> **Do this**
The line holding "from matplotlib.patches import PathPatch" is the last one to output; start at the first line of the data, keep every line in between exactly, and leave out pictures.

> **Information shown**
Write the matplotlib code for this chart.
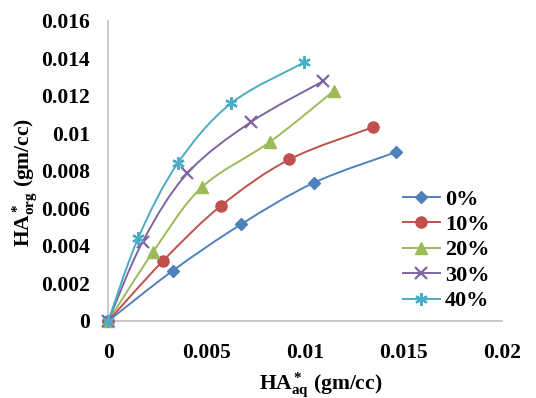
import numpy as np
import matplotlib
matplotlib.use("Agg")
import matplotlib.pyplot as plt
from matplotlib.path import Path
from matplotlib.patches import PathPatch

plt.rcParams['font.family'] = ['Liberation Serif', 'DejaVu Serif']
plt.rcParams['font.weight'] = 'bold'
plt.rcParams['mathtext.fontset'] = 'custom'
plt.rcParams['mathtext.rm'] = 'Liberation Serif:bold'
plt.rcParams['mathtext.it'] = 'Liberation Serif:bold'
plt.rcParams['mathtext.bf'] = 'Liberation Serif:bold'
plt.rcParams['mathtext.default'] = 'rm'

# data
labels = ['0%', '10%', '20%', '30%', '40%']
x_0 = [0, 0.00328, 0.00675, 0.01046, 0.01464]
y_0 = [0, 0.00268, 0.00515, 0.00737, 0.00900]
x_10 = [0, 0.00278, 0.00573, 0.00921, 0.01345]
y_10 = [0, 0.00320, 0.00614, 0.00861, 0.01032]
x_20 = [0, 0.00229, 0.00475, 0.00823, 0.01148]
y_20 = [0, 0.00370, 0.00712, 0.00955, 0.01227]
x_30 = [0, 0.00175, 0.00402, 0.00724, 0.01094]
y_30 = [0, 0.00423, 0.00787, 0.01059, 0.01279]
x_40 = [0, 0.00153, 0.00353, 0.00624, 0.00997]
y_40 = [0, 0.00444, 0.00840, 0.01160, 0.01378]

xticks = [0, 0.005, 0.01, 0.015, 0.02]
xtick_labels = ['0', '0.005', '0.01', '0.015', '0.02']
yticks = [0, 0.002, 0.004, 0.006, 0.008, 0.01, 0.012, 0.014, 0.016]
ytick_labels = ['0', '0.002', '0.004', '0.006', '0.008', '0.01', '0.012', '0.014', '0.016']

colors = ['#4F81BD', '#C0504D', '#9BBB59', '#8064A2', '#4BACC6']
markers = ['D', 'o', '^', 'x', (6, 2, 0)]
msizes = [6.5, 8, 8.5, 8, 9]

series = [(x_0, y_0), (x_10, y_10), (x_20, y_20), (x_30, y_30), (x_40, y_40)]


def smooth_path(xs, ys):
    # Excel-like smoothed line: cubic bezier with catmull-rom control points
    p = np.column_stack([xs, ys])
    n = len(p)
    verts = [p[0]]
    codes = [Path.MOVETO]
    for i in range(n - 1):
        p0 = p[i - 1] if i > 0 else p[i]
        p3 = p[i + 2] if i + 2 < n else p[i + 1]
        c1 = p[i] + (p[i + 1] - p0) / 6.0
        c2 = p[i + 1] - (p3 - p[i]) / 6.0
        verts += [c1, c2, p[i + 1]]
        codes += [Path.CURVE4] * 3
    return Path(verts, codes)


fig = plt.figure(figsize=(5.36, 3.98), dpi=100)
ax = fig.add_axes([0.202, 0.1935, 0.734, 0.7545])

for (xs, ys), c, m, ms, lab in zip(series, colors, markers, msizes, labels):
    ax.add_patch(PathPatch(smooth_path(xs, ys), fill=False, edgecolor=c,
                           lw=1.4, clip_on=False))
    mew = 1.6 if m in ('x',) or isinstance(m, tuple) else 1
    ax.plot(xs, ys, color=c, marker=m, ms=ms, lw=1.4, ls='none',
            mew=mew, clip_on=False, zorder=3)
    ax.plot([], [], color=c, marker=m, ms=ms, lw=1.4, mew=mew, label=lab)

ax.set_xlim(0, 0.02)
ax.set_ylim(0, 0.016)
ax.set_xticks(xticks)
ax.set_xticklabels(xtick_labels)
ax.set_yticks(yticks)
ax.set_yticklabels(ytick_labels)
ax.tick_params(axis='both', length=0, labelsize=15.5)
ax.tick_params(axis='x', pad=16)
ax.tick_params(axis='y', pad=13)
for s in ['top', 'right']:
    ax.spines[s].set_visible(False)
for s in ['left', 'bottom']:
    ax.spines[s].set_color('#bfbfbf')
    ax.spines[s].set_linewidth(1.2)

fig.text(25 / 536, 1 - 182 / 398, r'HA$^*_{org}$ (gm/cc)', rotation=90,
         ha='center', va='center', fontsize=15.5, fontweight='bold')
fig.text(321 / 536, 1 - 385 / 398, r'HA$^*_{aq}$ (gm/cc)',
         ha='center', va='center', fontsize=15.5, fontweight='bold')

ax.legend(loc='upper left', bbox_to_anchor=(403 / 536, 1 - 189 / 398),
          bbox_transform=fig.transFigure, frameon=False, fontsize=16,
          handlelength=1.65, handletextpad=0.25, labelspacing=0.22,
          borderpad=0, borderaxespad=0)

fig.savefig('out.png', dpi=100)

> **Solution**
Write the matplotlib code for this chart.
import numpy as np
import matplotlib
matplotlib.use("Agg")
import matplotlib.pyplot as plt
from matplotlib.path import Path
from matplotlib.patches import PathPatch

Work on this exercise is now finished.